I appreciate a hamburger from McDonald's (the king of homogenization) or a quick meal with friends at Applebees and I shop at Walgreens.  But, this morning my thoughts revolved around differences and how much more exciting they make my world.

Saturday, January 05, 2013

Saturday Observations


Things have been flying through my mind this morning. Nothing terribly profound, but I have to write them down so they'll leave my mind.  I want to fill that brain up with other things!

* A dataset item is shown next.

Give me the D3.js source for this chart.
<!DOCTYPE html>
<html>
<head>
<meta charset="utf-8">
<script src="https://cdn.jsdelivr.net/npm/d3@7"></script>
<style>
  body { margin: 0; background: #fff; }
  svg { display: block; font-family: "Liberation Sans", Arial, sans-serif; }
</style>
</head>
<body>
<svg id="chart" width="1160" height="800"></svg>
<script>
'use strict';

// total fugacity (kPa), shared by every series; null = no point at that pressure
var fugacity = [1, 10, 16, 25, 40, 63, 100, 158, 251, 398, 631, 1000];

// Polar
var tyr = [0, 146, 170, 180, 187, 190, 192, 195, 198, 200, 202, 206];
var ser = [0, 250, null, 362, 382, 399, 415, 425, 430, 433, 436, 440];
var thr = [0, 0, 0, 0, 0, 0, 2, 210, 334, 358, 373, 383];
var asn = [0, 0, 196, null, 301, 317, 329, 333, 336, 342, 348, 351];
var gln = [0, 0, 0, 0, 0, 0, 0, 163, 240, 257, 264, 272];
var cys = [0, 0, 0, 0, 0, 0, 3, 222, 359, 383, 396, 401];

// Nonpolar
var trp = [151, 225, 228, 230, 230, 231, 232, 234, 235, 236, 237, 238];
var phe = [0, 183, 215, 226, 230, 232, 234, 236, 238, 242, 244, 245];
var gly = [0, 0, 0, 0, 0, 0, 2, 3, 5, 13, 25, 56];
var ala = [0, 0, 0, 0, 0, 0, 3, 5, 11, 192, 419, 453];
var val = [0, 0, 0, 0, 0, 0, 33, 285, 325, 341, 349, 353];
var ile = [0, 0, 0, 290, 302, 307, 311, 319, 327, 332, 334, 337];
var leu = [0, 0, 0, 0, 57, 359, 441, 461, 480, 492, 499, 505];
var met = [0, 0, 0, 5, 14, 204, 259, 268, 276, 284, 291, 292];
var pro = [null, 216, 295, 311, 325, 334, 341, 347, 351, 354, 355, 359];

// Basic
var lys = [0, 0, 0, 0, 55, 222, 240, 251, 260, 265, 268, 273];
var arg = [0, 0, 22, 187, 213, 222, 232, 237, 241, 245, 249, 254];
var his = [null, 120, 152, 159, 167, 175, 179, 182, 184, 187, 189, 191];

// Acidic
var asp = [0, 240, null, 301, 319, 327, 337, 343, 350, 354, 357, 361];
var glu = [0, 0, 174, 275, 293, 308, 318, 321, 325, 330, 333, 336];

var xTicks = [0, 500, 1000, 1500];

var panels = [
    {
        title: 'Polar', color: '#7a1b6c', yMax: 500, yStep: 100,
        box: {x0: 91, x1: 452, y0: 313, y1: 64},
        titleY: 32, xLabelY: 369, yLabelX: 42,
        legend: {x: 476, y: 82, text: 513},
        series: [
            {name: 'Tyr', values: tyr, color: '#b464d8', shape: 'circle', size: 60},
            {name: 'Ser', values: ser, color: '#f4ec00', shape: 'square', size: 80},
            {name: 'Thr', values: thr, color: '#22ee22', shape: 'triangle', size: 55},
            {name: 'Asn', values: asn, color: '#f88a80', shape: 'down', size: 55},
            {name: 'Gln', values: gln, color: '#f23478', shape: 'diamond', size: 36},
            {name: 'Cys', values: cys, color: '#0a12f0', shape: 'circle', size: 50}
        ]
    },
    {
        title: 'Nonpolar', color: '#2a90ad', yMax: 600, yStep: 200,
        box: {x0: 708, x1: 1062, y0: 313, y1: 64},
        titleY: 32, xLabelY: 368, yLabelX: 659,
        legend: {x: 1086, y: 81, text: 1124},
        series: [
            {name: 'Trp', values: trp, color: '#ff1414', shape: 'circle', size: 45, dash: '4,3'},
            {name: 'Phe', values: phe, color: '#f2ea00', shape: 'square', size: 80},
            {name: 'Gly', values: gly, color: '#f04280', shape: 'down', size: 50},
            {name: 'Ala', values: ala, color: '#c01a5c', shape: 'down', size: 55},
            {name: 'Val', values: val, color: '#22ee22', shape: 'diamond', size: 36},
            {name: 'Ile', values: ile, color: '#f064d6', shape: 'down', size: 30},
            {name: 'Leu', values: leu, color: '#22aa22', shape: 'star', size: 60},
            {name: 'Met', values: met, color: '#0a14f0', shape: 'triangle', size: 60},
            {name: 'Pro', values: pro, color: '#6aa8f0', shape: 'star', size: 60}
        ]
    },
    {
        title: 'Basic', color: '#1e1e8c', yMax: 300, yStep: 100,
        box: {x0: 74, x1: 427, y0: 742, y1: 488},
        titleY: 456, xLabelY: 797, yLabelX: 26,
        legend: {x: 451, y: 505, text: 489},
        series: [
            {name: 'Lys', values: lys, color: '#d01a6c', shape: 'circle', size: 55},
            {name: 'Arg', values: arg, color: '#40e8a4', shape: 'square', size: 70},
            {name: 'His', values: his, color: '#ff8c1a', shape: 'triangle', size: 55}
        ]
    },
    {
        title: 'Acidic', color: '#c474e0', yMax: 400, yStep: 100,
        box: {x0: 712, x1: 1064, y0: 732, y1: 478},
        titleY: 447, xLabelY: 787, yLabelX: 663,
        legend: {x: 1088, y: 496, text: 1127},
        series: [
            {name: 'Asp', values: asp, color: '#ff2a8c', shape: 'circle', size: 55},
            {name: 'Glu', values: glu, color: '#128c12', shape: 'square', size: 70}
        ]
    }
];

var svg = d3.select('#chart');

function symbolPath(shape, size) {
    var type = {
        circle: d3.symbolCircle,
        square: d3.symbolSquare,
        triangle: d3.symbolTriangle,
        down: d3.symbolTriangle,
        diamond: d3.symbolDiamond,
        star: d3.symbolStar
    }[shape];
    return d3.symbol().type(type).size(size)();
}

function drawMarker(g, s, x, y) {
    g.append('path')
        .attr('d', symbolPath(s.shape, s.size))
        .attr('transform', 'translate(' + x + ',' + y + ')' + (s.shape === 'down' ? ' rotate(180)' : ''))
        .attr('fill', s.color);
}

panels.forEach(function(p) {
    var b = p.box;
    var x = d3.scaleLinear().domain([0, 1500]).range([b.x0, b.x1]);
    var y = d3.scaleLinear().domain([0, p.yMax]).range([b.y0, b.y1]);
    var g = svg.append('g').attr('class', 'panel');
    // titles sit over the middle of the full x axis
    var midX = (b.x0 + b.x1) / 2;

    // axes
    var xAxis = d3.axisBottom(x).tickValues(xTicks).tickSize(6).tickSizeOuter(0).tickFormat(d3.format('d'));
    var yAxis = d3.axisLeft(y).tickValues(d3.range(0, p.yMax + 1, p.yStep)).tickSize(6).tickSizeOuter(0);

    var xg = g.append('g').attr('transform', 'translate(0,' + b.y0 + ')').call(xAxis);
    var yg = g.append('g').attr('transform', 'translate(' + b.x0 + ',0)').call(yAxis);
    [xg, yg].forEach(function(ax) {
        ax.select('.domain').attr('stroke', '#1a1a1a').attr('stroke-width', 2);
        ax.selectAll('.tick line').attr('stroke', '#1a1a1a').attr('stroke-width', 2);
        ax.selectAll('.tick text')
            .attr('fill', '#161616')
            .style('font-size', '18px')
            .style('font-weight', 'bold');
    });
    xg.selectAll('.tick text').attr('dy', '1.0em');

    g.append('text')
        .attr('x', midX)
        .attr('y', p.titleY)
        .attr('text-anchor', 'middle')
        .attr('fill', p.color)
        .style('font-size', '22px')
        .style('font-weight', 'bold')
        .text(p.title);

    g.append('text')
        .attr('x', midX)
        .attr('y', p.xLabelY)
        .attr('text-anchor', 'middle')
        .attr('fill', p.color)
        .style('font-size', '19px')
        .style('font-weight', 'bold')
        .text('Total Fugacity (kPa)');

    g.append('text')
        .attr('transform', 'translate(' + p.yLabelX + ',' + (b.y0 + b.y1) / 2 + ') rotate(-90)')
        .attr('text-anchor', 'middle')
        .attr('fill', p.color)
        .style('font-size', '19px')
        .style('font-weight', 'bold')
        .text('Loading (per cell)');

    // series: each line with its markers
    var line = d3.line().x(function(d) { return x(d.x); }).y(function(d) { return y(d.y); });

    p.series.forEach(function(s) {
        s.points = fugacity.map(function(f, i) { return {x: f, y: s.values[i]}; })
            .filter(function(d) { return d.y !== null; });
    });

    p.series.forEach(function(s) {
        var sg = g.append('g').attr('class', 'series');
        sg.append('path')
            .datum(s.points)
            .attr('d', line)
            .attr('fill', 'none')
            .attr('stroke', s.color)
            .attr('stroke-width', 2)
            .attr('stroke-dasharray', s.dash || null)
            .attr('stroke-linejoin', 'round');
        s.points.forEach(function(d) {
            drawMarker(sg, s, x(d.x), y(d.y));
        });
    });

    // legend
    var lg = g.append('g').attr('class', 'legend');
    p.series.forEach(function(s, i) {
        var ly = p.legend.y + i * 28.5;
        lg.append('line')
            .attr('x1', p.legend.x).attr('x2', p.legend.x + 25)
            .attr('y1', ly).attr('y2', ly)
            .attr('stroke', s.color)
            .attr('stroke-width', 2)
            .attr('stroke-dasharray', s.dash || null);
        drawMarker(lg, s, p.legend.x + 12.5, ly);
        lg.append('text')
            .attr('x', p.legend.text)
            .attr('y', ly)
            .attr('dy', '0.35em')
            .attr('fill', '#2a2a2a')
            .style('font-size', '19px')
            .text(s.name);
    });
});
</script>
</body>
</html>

1. I watch television shows on Hulu.  Advertising is highly repetitive.  At this point, I can hardly wait for Tuesday, so the new show with Snooki has finally aired and I no longer have to see advertising for it. I understand people watch this show or it wouldn't be on the air, but really?  I'm actually not that easily offended,  but the ad makes me want to throw things at my screen. And Double Divas?  Good for them, but for heaven's sake, I'm done with that ad. On the other hand, the Toyota ads make me giggle every time I see them.  I love the ads with the receptionist.  Nothing better than showing an employee having fun at their job.

2. Curiosity killed the cat.  It's a proverb I'd never really paid a lot of attention to.  When Howard and Ichabod lived in my life, they were pretty tame.  TB is curious about everything ... especially if I'm involved.  He wants to taste things, he wants to smell things, he wants to know things.  Everything is new and fascinating.  I love that ... and I want to be more like that.  He drives me absolutely nuts when he thinks he needs to be involved, but it is also wonderful to watch.  As I made pumpkin bars yesterday, TB had to taste the pumpkin, it was a riot.  He went right for the emptied can of pumpkin.  His curiosity is a riot.

3. I wonder about people who have no one in their lives to tell them to think twice about the things they say or do.  I have plenty of people who will tell me when I'm being an idiot and I base my responses on whether or not they will find it necessary to correct my behavior.  But, when I come into contact with those who have no such 'stop' in their lives, I am reminded why rage moves people to violence.

I will never understand why it's easier for people to criticize and be negative than to offer encouragement and support, but wow.  AND, the other thing that makes me nuts is those narcissists who find it more important to justify their errors rather than admit to being wrong.

4. I can only take my own filth for so long.  The week and a half between Christmas and New Year's, I had no other commitments in my life, so I took the time to work through a creative process that required a great deal of thought and intense time.  By the time I was finished Thursday evening, the house was a wreck.  Dishes needed to be washed, tables cleared off, bed made ... things were strewn everywhere.  I'd tolerated it while working, but the closer and closer I came to being finished with the task, the more aware I was of the mess I had created. Fortunately I had a day to recuperate.  Things are back in order and I'm ready to get started on the next thing in my life.  Whew!

5. One of the things I love the most about Facebook is knowing what goes on in the lives of my friends.  My heart aches when they hurt and thrills when they are having fun.  I love knowing about their interests and continuing to find things we have in common.  There were things about so many of them that I didn't know when we were spending time together because we were focused on those things we were doing in common.  My friends lead exciting and wonderful lives!

You know how you get Christmas letters and in your cynical mind, you believe that no one can be as successful as those parents make their kids seem?  Well, honestly, that's not true. There is room in this big 'ole world for us to all find success in the things we do and to celebrate those successes.  I'm proud of my friends and the things they love in their lives!

Alright, now it's time for me to go back to work.